The paper, “Studying the effect of AI Code Generators on Supporting Novice Learners in Introductory Programming” has been accepted to CHI 2023, the premier international conference in the area of human-computer interaction. Its co-authors include U of T engineering science undergraduate students Justin Chow and Carl Ka To Ma, Associate Professor Tovi Grossman and collaborators from the University of Michigan and the University of Maryland.

PhD student Majeed Kazemitabaar sits in his workspace with his arms folded next to computer monitors displaying Coding Steps, the self-paced learning environment for study participants working on programming tasks.

Research from PhD student Majeed Kazemitabaar shows AI code generators are beneficial to novice programmers learning to code and do not negatively impact learning retention. (Photo: Matt Hintsa)

The research team built a self-paced learning environment called Coding Steps where learners worked on tasks to learn basic Python programming concepts.

Inside the learning environment, the team included an AI code generator based on OpenAI Codex, that could help learners produce code from natural language descriptions. Codex is based on GPT-3, a large language model developed by OpenAI that underpins tools such as ChatGPT and Copilot, a coding assistant from GitHub.

During the three-week study, learners started with 45 code-authoring tasks, in which half had access to Codex. Each authoring task was followed by a code-modification task, in which both groups worked without Codex. The final phases of the study involved two evaluation sessions, including an immediate post-test, and a retention test one week later.

Researchers found that students who had access to the AI code generator were not only able to successfully author and understand the generated code, but also showed no decrease in performance on the subsequent manual code-modification tasks, in which both groups performed similarly.

The results from the code-authoring tasks indicated that using AI code generators can improve progression and correctness score and reduce encountered errors and task completion time.

The research team was surprised by the learning gains made by the Codex group after the training phase.

“On the retention test, we never expected this, but even the students that had access to the code generator were performing slightly better. And there were trends showing they were doing better on more complex topics like loops and arrays,” says Kazemitabaar.

“That was very interesting to see how the students that didn’t have access to the code generator regressed more a week later,” he adds.

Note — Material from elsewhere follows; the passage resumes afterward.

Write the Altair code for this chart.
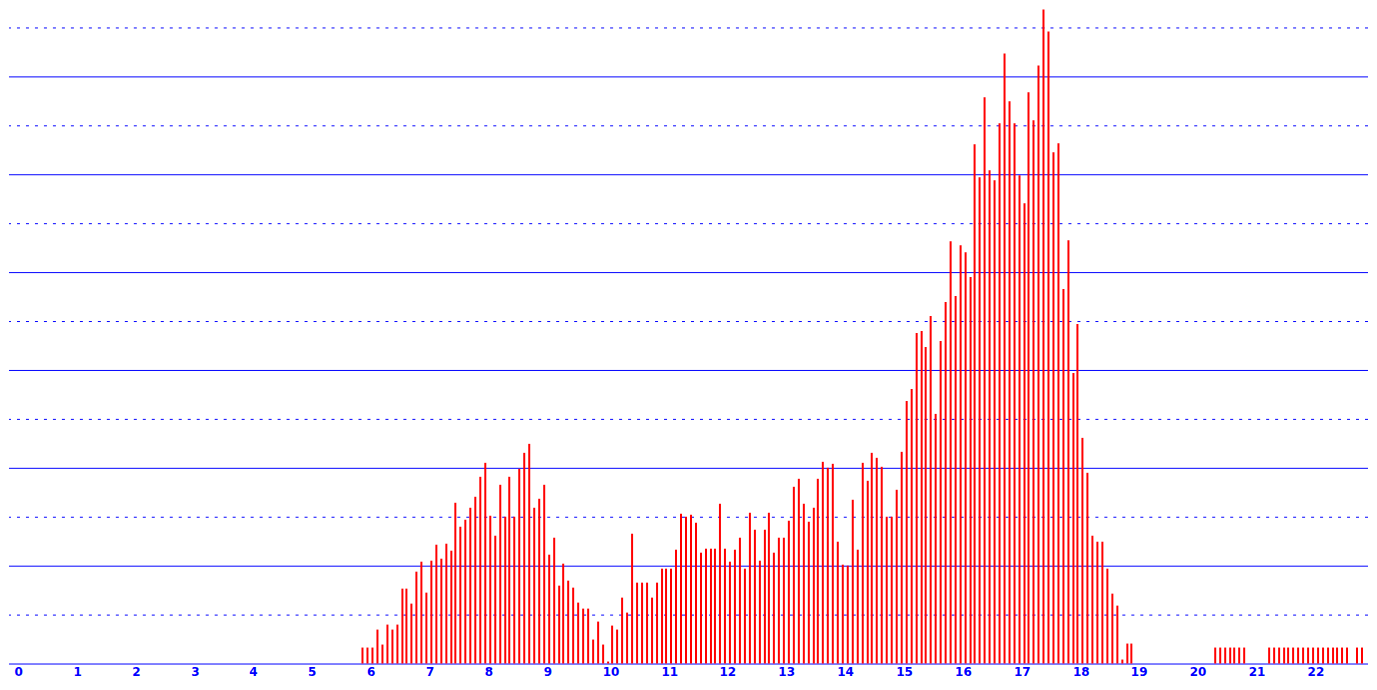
import altair as alt
import pandas as pd

# ---- data -------------------------------------------------------------
# contiguous run of 5-minute bins starting at 05:55
first_bar = "5:55"
bin_minutes = 5
day_values = [
    1.6, 1.6, 1.6, 3.5, 1.9, 4.0, 3.5, 4.0, 7.7, 7.7,
    6.1, 9.4, 10.4, 7.2, 10.5, 12.1, 10.7, 12.2, 11.5, 16.4,
    14.0, 14.7, 15.9, 17.0, 19.1, 20.5, 15.1, 13.1, 18.3, 15.0,
    19.1, 15.0, 19.9, 21.5, 22.4, 15.9, 16.8, 18.3, 11.1, 12.9,
    8.0, 10.2, 8.5, 7.8, 6.2, 5.6, 5.6, 2.5, 4.3, 1.9,
    0.2, 3.9, 3.5, 6.7, 5.2, 13.3, 8.3, 8.3, 8.3, 6.7,
    8.3, 9.7, 9.7, 9.7, 11.6, 15.3, 15.0, 15.2, 14.4, 11.3,
    11.7, 11.7, 11.7, 16.3, 11.7, 10.4, 11.6, 12.9, 9.7, 15.4,
    13.7, 10.5, 13.7, 15.4, 11.3, 12.9, 12.9, 14.6, 18.1, 18.9,
    16.3, 14.5, 15.9, 18.9, 20.6, 20.0, 20.4, 12.5, 10.1, 10.0,
    16.7, 11.6, 20.5, 18.7, 21.5, 21.0, 20.1, 15.0, 15.0, 17.8,
    21.6, 26.8, 28.1, 33.8, 34.0, 32.3, 35.5, 25.5, 33.0, 36.9,
    43.2, 37.6, 42.8, 42.0, 39.5, 53.1, 49.7, 57.9, 50.4, 49.4,
    55.2, 62.3, 57.4, 55.2, 49.9, 47.0, 58.4, 55.5, 61.1, 66.8,
    64.6, 52.2, 53.2, 38.3, 43.3, 29.7, 34.7, 23.1, 19.5, 13.1,
    12.4, 12.4, 9.7, 7.1, 5.9, 0.4, 2.0, 2.0,
]

# isolated evening bins
evening_times = [
    "20:25", "20:30", "20:35", "20:40", "20:45", "20:50", "20:55",
    "21:20", "21:25", "21:30", "21:35", "21:40", "21:45", "21:50", "21:55",
    "22:00", "22:05", "22:10", "22:15", "22:20", "22:25", "22:30", "22:35",
    "22:40", "22:50", "22:55",
]
evening_values = [
    1.6, 1.6, 1.6, 1.6, 1.6, 1.6, 1.6,
    1.6, 1.6, 1.6, 1.6, 1.6, 1.6, 1.6, 1.6,
    1.6, 1.6, 1.6, 1.6, 1.6, 1.6, 1.6, 1.6,
    1.6, 1.6, 1.6,
]

hour_ticks = list(range(0, 23))
solid_levels = [0, 10, 20, 30, 40, 50, 60]
dotted_levels = [5, 15, 25, 35, 45, 55, 65]


def to_minutes(t):
    h, m = t.split(":")
    return int(h) * 60 + int(m)


start = to_minutes(first_bar)
rows = [{"minute": start + i * bin_minutes, "value": v} for i, v in enumerate(day_values)]
rows += [{"minute": to_minutes(t), "value": v} for t, v in zip(evening_times, evening_values)]
bars_df = pd.DataFrame(rows)

BLUE = "#0000FF"
RED = "#FF0000"

xscale = alt.Scale(domain=[0, 1377], nice=False, zero=False, round=True)
yscale = alt.Scale(domain=[0, 66.94], nice=False, zero=True, round=True)

dotted = alt.Chart(pd.DataFrame({"level": dotted_levels})).mark_rule(
    color=BLUE, strokeWidth=1, strokeDash=[3, 6], yOffset=0.5
).encode(y=alt.Y("level:Q", scale=yscale, axis=None))

solid = alt.Chart(pd.DataFrame({"level": solid_levels})).mark_rule(
    color=BLUE, strokeWidth=1, yOffset=0.5
).encode(y=alt.Y("level:Q", scale=yscale, axis=None))

bars = alt.Chart(bars_df).transform_calculate(
    mid="datum.minute + 1"
).mark_bar(color=RED, width=2).encode(
    x=alt.X(
        "mid:Q",
        scale=xscale,
        axis=alt.Axis(
            values=[h * 60 for h in hour_ticks],
            labelExpr="datum.value / 60",
            ticks=False,
            domain=False,
            grid=False,
            labelColor=BLUE,
            labelFont="DejaVu Sans",
            labelFontSize=12,
            labelFontWeight="bold",
            labelAlign="left",
            labelBaseline="top",
            labelPadding=3,
            labelFlush=False,
            labelOverlap=False,
            title=None,
        ),
    ),
    y=alt.Y("value:Q", scale=yscale, axis=None),
)

chart = (
    alt.layer(dotted, solid, bars)
    .properties(width=1361, height=656, padding=0, background="white")
    .configure_view(stroke=None)
)

chart.save("out.html", embed_options={"renderer": "svg", "actions": False})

The study also found that students with prior block-based programming knowledge who had used the AI code generator performed significantly better during the retention post-tests than their peers who had not had access to the AI code generator for the authoring tasks.

Kazemitabaar notes students who did not have access to the code generator experienced a lot of frustration as they were trying to fix syntax errors, even though they had access to a novice-friendly documentation.

“Students’ access to the code generator reduced their frustration and improved their progression,” Kazemitabaar says.

With the current debate surrounding ChatGPT in educational contexts, what does this mean for computer science education and the way AI code generators can be used in K-12 environments?

The researchers acknowledge that while over-reliance on these tools could be a potential drawback, the study showed that having access to AI code generators did not impede learning gains and did not reduce learners’ ability to manually modify code.

Students used the code generators in passive and active ways, explains Kazemitabaar. Passive uses involved copying the question to prompt Codex and then submitting the generated code, while active uses involved tinkering with and manually verifying the AI-generated code before submission.

“To achieve the best learning outcomes for students, we should aim to better understand these behaviours and try to promote the more active approaches,” he suggests.

Kazemitabaar says he hopes to see further research on how AI code generators could support educators in striking a balance between accelerating students’ learning and preventing them from becoming dependent on these tools.

“How could they be used to not necessarily show solutions, but instead, progressively, gradually help students learn without revealing too much of the answers?” he ponders.

He believes these tools can be useful for learning and democratizing programming and could help more students, including underrepresented populations, engage in computer science.

“Programming is very difficult for a young student to learn, and they will be frustrated very easily when they see their first error,” he says. “That’s what I am trying to help students not worry about, but still learn.”

While this research focuses on introductory programming, Kazemitabaar says it will be worth exploring the effects these tools may have in computer science education at higher levels, such as in university courses.

“What about other contexts, like a fourth-year university programming course or a course in which students are required to learn about the theoretical concepts of algorithms? What about the coding parts of those courses? And do these tools, benefit students on those topics as well or not?”